Mapping the Theoretical Turn in British Public Law Scholarship
Paul Daly and Joseph Tomlinson (eds) Researching Public Law in Common Law Systems (Cheltenham: Edward Elgar, 2022 Forthcoming)
30 Pages Posted: 9 Dec 2021
Date Written: November 30, 2021
This paper maps the main approaches that have taken shape following the recent theoretical turn taken by British public law scholarship. It simplifies this huge topic by adopting a synthetic method of drawing clusters of ideas into three main systems, constructive, deconstructive and reconstructive. Constructivism assumes that theorising about public law involves an inquiry into normative foundations and exhibits variation because of the different types of theoretical resources employed (critical social theory, moral philosophy or political theory) or differences over what is assumed to be the normative core of the field (administration, judiciary, or Parliament).
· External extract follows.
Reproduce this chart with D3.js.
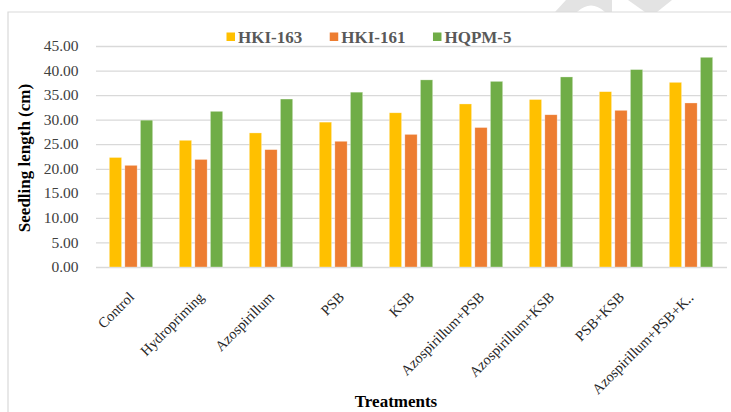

These methods are criticised by a deconstructive technique that maintains that scholars turning to theory become estranged from practice and unwittingly create the conditions for an uncritical recycling of certain myths that must be dispelled if an empirically sound grasp of the subject is to be attained. But constructivism is also criticised by a method, which here we call reconstructivism, that, in common with deconstructivism, it is critical of attempts to promote a conception of public law founded on particular normative assumptions but, rejecting empiricism, advances an interpretative method that presents public law as the elaboration of political reason.